Por Yolanda Perdomo Aparicio
Solicita Coalición Canaria que la medida hecha pública días atrás por el Gobierno de Zapatero, referente a una moratoria a los rumanos y búlgaros tras la entrada de sus respectivos países en la Unión el próximo enero, sea ampliada de dos a siete años en Canarias. Una vez más, se difuminan los límites, y el mundo parece haber girado al revés: se da permiso de trabajo de forma masiva a los extracomunitarios y se le niega a los comunitarios.
Que Gran Bretaña anuncie una medida paralela, a través de la cual reducirá los derechos de trabajo de estos ciudadanos, no sorprende a nadie, al no haber mostrado nunca un exultante pro-europeísmo, -con la única excepción quizá del paréntesis comprendido entre la segunda guerra mundial y la firma del Tratado del Atlántico Norte-, marcando su posición tradicionalmente en lo que supone una perfecta equidistancia entre el resto de Europa y los Estados Unidos de América.
Que el Gobierno de Zapatero salga con medidas que atenten contra algún principio fundamental de la Unión Europea, tampoco, dado que ya lo hizo en el caso de EON, saltándose a la torera la libre circulación de capitales dentro de la Unión.
Que los nacionalistas muestren su objeción al respecto, es congruente, pues el nacionalismo es la antítesis del europeísmo. Y en todo este universo, y pese al camino andado, se aprecia un absoluto desierto ideológico en el que ningún líder parece aferrarse a la defensa incondicional del ideal europeo. A lo lejos resuenan los ecos de Coudenhove-Kalergi, visionario precursor del Movimiento Paneuropeo allá por los años Veinte del pasado siglo, y surge una reflexión inevitable: que hoy como ayer, la Unión es nuestra única posibilidad, la única manera de recuperar una posición de liderazgo a nivel mundial, la única posibilidad de codearse a pie de igualdad frente a las otras potencias mundiales; que Canarias es, absolutamente, Europa, y que su destino no ha de ser otro que la Suiza de África; que el desarrollo del continente africano no es una cuestión que deba realizarse de forma fragmentada, sino una cuestión europea.
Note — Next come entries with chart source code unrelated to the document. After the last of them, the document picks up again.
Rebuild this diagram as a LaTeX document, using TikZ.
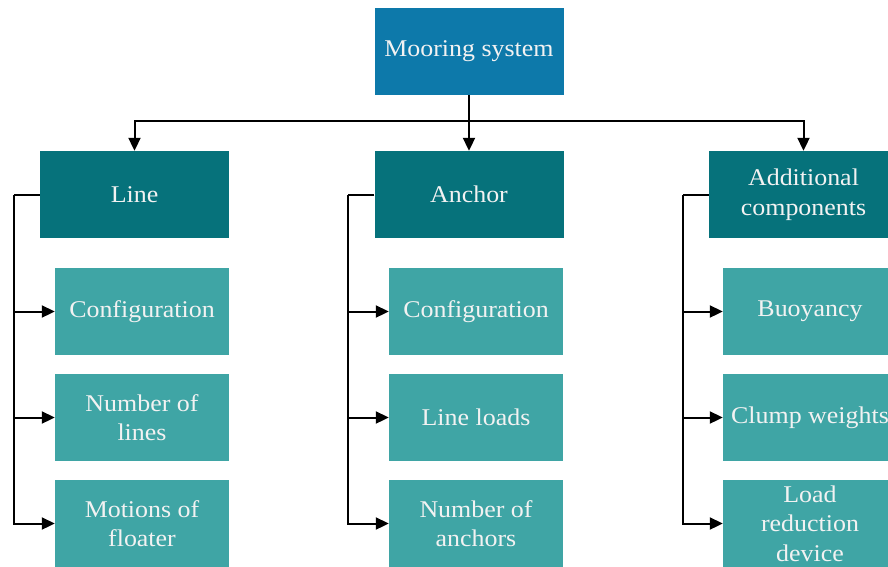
\documentclass[tikz,border=0pt]{standalone}
\usepackage{fontspec}
\setmainfont[FakeStretch=1.08]{Liberation Serif}
\usetikzlibrary{arrows.meta}
\definecolor{topblue}{HTML}{0D79AA}
\definecolor{darkteal}{HTML}{06727B}
\definecolor{lightteal}{HTML}{3FA5A5}
\definecolor{boxtext}{HTML}{F2F2F2}
\tikzset{
  box/.style={draw=none, inner sep=0pt, text=boxtext, align=center,
    font=\fontsize{24}{29.5}\selectfont},
  topbox/.style={box, fill=topblue, minimum width=189pt, minimum height=87pt},
  groupbox/.style={box, fill=darkteal, minimum width=189pt, minimum height=87pt},
  itembox/.style={box, fill=lightteal, minimum width=174pt, minimum height=87pt},
  link/.style={line width=2pt, black},
  arrowlink/.style={link, -{Triangle[length=13pt,width=12pt]}},
}
\begin{document}
\begin{tikzpicture}[x=1pt,y=-1pt]
\useasboundingbox (0,0) rectangle (888,566);
\clip (0,0) rectangle (888,566);

% root
\node[topbox] (root) at (469,51.5) {Mooring system};

% groups
\node[groupbox] (line) at (134.5,194.5) {Line};
\node[groupbox] (anchor) at (469,194.5) {Anchor};
\node[groupbox] (addl) at (803.5,194.5) {Additional\\components};

% items under Line
\node[itembox] (l1) at (142,311.5) {Configuration};
\node[itembox] (l2) at (142,417.5) {Number of\\lines};
\node[itembox] (l3) at (142,523.5) {Motions of\\floater};

% items under Anchor
\node[itembox] (a1) at (476,311.5) {Configuration};
\node[itembox] (a2) at (476,417.5) {Line loads};
\node[itembox] (a3) at (476,523.5) {Number of\\anchors};

% items under Additional components
\node[itembox] (c1) at (810,311.5) {Buoyancy};
\node[itembox] (c2) at (810,417.5) {Clump weights};
\node[itembox] (c3) at (810,523.5) {Load\\reduction\\device};

% root to groups
\coordinate (bus) at (469,121);
\draw[link] (root.south) -- (bus);
\draw[arrowlink] (bus) -| (line.north);
\draw[arrowlink] (bus) -- (anchor.north);
\draw[arrowlink] (bus) -| (addl.north);

% group rails
\coordinate (lrail) at (14,194.5);
\coordinate (arail) at (348,194.5);
\coordinate (crail) at (683,194.5);

\foreach \g/\r/\a/\b/\c in {line/lrail/l1/l2/l3, anchor/arail/a1/a2/a3, addl/crail/c1/c2/c3}{
  \draw[link] (\g.west) -- (\r);
  \draw[arrowlink] (\r) |- (\a.west);
  \draw[arrowlink] (\r) |- (\b.west);
  \draw[arrowlink] (\r) |- (\c.west);
}
\end{tikzpicture}
\end{document}
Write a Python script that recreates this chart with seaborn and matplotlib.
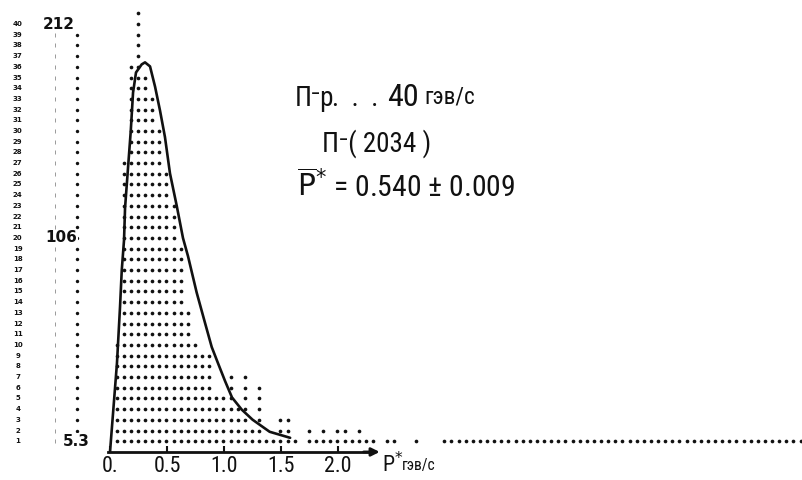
import numpy as np
import pandas as pd
import matplotlib
matplotlib.use("Agg")
import matplotlib.pyplot as plt
from matplotlib import font_manager
import seaborn as sns

# ---------------- data ----------------
ROW_UNIT = 5.3            # events represented by one printed dot
BIN_START = 0.057         # centre of the first printer column, GeV/c
BIN_WIDTH = 0.0625        # width of a printer column, GeV/c

# number of printed dots in each column (from left to right)
hist_rows = [
    10, 27, 36, 41, 35, 33, 30, 26, 23, 19,
    13, 10, 9, 9, 5, 5, 7, 4, 7, 2,
    6, 1, 1, 3, 3, 1, 0, 2, 1, 2,
    1, 2, 2, 1, 2, 1, 1, 0, 1, 1,
    0, 0, 1, 0, 0, 0, 1, 1, 1, 1,
    1, 1, 1, 1, 1, 1, 1, 1, 1, 1,
    1, 1, 1, 1, 1, 1, 1, 1, 1, 1,
    1, 1, 1, 1, 1, 1, 1, 1, 1, 1,
    1, 1, 1, 1, 1, 1, 1, 1, 1, 1,
    1, 1, 1, 1, 1, 1, 1,
]

# hand-drawn fitted curve (P*, events)
curve_p = [0.0, 0.061, 0.088, 0.103, 0.123, 0.132, 0.182, 0.202, 0.228, 0.278,
           0.307, 0.351, 0.395, 0.439, 0.482, 0.526, 0.585, 0.64, 0.684, 0.76,
           0.833, 0.892, 0.947, 1.01, 1.07, 1.155, 1.25, 1.40, 1.58]
curve_n = [0, 44, 72, 90, 105, 121, 159, 178, 188, 192,
           193, 191, 181, 169, 156, 138, 122, 106, 97, 79,
           64, 52, 44, 35, 27, 21, 16, 10, 7]

y_ticks = [5.3, 106, 212]
y_tick_labels = ["5.3", "106", "212"]
y_label_right = [-0.175, -0.29, -0.305]   # right edge of each hand-written label
x_ticks = [0.0, 0.5, 1.0, 1.5, 2.0]
x_tick_labels = ["0.", "0.5", "1.0", "1.5", "2.0"]
printer_rows = list(range(1, 41))

# ---------------- build the dot table ----------------
recs = []
for k, n in enumerate(hist_rows):
    p = BIN_START + BIN_WIDTH * k
    for j in range(1, n + 1):
        recs.append((p, j * ROW_UNIT))
dots = pd.DataFrame(recs, columns=["p", "n"])
curve = pd.DataFrame({"p": curve_p, "n": curve_n})

# ---------------- style ----------------
sns.set_style("white")
names = {f.name for f in font_manager.fontManager.ttflist}
if "Liberation Sans Narrow" in names:
    MAIN, SC = "Liberation Sans Narrow", 1.0
elif "Roboto Condensed" in names:
    MAIN, SC = "Roboto Condensed", 0.93
else:
    MAIN, SC = "Liberation Sans", 0.84
FAM = [MAIN, "DejaVu Sans"]
plt.rcParams["font.family"] = FAM
INK = "#111111"

fig = plt.figure(figsize=(8.02, 4.80), dpi=100)
ax = fig.add_axes([0, 0, 1, 1])
ax.set_xlim(-0.965, 6.07)
ax.set_ylim(-13.9, 223.9)

sns.scatterplot(data=dots, x="p", y="n", ax=ax, s=7, color=INK,
                linewidth=0, legend=False, zorder=2)
sns.lineplot(data=curve, x="p", y="n", ax=ax, color=INK, lw=1.9,
             sort=False, zorder=3)

# printer row scale on the left
row_y = [r * ROW_UNIT for r in printer_rows]
for r, yv in zip(printer_rows, row_y):
    ax.text(-0.81, yv, str(r), fontsize=5, fontweight="bold", color=INK,
            ha="center", va="center", family=["DejaVu Sans"])
ax.scatter([-0.29] * (len(row_y) - 2), row_y[1:-1], s=6, color=INK,
           linewidth=0)
ax.scatter([-0.48] * len(row_y), row_y, s=5, marker="|", color="#999999",
           linewidth=0.7)

# hand-written value labels of the vertical scale
for yv, lab, xr in zip(y_ticks, y_tick_labels, y_label_right):
    ax.text(xr, yv, lab, fontsize=11, fontweight="bold", color=INK,
            ha="right", va="center", family=["DejaVu Sans"],
            bbox=dict(facecolor="white", edgecolor="none", pad=0.5))

# axes
for side in ["top", "right", "left"]:
    ax.spines[side].set_visible(False)
ax.spines["bottom"].set_position(("data", 0))
ax.spines["bottom"].set_bounds(-0.02, 2.3)
ax.spines["bottom"].set_linewidth(2)
ax.spines["bottom"].set_color(INK)
ax.annotate("", xy=(2.39, 0), xytext=(2.2, 0),
            arrowprops=dict(arrowstyle="-|>", color=INK, lw=2,
                            mutation_scale=12))

ax.set_xticks(x_ticks)
ax.set_xticklabels(x_tick_labels, fontsize=17 * SC, color=INK)
ax.tick_params(axis="x", direction="in", length=4, width=1.5,
               color=INK, pad=3, bottom=True)
ax.set_yticks([])

ax.set_xlabel("")
ax.set_ylabel("")

# axis title
ax.text(2.39, -6.4, "P$^{*}$", fontsize=17 * SC, color=INK, ha="left",
        va="center")
ax.text(2.56, -6.9, "гэв/с", fontsize=12 * SC, color=INK, ha="left",
        va="center")

# annotation (hand lettering)
ax.text(1.62, 171.4, "П\u207bp", fontsize=21 * SC, color=INK,
        ha="left", va="baseline")
ax.text(1.95, 171.4, ".  .  .", fontsize=21 * SC, color=INK,
        ha="left", va="baseline")
ax.text(2.43, 171.4, "40", fontsize=25 * SC, color=INK, ha="left",
        va="baseline")
ax.text(2.76, 172.4, "гэв/с", fontsize=18 * SC, color=INK, ha="left",
        va="baseline")
ax.text(1.86, 148.6, "П\u207b( 2034 )", fontsize=21 * SC, color=INK,
        ha="left", va="baseline")
ax.text(1.64, 126.3, r"$\overline{\mathrm{P}}^{*}$ = 0.540 ± 0.009",
        fontsize=23 * SC, color=INK, ha="left", va="baseline")

fig.savefig("out.png", dpi=100, facecolor="white")
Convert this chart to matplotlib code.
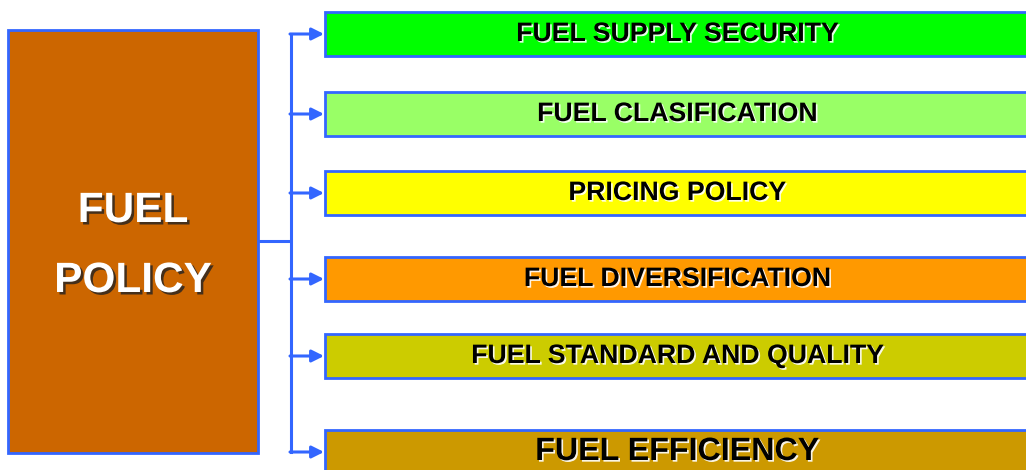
import matplotlib.pyplot as plt
import matplotlib.patheffects as pe
from matplotlib.patches import Rectangle

# policy items, top to bottom
labels = ["FUEL SUPPLY SECURITY", "FUEL CLASIFICATION", "PRICING POLICY",
          "FUEL DIVERSIFICATION", "FUEL STANDARD AND QUALITY", "FUEL EFFICIENCY"]
colors = ["#00FF00", "#99FF66", "#FFFF00", "#FF9900", "#CCCC00", "#CC9900"]
box_tops = [12, 92, 171, 257, 334, 430]
font_sizes = [19.2, 19.2, 19.2, 19.2, 19.2, 23.2]

main_words = ["FUEL", "POLICY"]
main_color = "#CC6600"
edge = "#3366FF"

fig = plt.figure(figsize=(10.26, 4.70), dpi=100)
ax = fig.add_axes([0, 0, 1, 1])
ax.set_xlim(0, 1026)
ax.set_ylim(470, 0)
ax.axis("off")

# main box
ax.add_patch(Rectangle((8, 30), 250, 423, facecolor=main_color, edgecolor=edge, lw=2))
for word, y in zip(main_words, [211, 281]):
    ax.text(133, y, word, ha="center", va="center", fontsize=30.5, fontweight="bold",
            family="Liberation Sans", color="white",
            path_effects=[pe.withSimplePatchShadow(offset=(1.8, -1.8), shadow_rgbFace="#222222", alpha=0.8)])

# connector lines
bh = 44
mids = [t + bh / 2 for t in box_tops]
ax.plot([258, 291], [241, 241], color=edge, lw=2.2, solid_capstyle="butt")
ax.plot([291, 291], [mids[0], mids[-1]], color=edge, lw=2.2)

for top, mid, lab, col, fs in zip(box_tops, mids, labels, colors, font_sizes):
    ax.add_patch(Rectangle((325, top), 705, bh, facecolor=col, edgecolor=edge, lw=2))
    ax.annotate("", xy=(324, mid), xytext=(290, mid),
                arrowprops=dict(arrowstyle="-|>", color=edge, lw=2.2,
                                mutation_scale=18, shrinkA=0, shrinkB=0))
    ax.text(677, mid, lab, ha="center", va="center", fontsize=fs, fontweight="bold",
            family="Liberation Sans", color="black",
            path_effects=[pe.withSimplePatchShadow(offset=(1.2, -1.2), shadow_rgbFace="white", alpha=0.9)])

fig.savefig("out.png", dpi=100)
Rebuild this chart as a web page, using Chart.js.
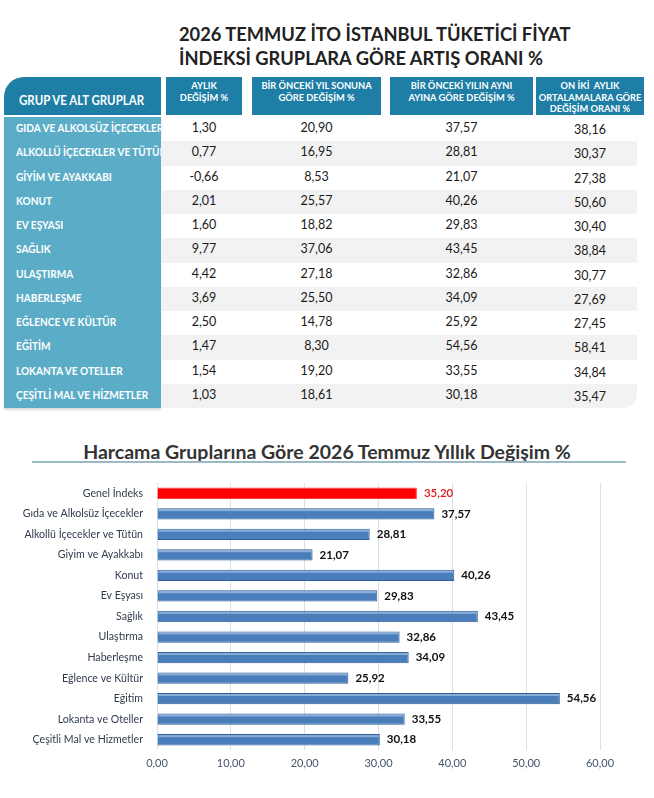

La noción de la ayuda al desarrollo africano no es ninguna novedad, figura recogida ya en la Declaración Schuman, de 1950, un texto que supone el primer paso concreto en la construcción europea, y se incluye en el mismo Tratado de Roma, en vigor a partir de 1958, por el que se constituye la entonces Comunidad Económica Europea. Una cooperación que se ha desarrollado a lo largo de los años en el caso del África Subsahariana a través de los sucesivos Convenios de Yaundé, Lomé y Cotonú, entre la Unión Europea y los países ACP (África, Caribe, Pacífico), y del programa MEDA y los acuerdos Euromediterráneos de asociación, en el caso del Magreb. Una colaboración cuyos términos han de ser mejorados sin cesar, pero que prueba que no es cierto que Europa haya pasado los últimos cincuenta años dándole la espalda a África, como algunos señalan ahora interesadamente, intentado apropiarse de ello como si esa idea fuera el último invento del partido socialista.
Una Europa fortalecida puede conducir a una unión política, y la unión política puede resolver de un plumazo el problema derivado de la exigencia de delimitación de las fronteras en base a las identidades locales. Un problema para todo partido nacionalista, cuya única opción es la de agarrarse a ese trasnochado discurso. La atomización de los Estados nacionales supone un paso atrás en el tiempo, una visión fascista en la que se exaltan las regiones étnicas a cambio de la destrucción de los Estados nacionales.
Dar la espalda a Europa en cualquiera de sus formas supone un atraso, y ese es un precio que nunca tendríamos que pagar.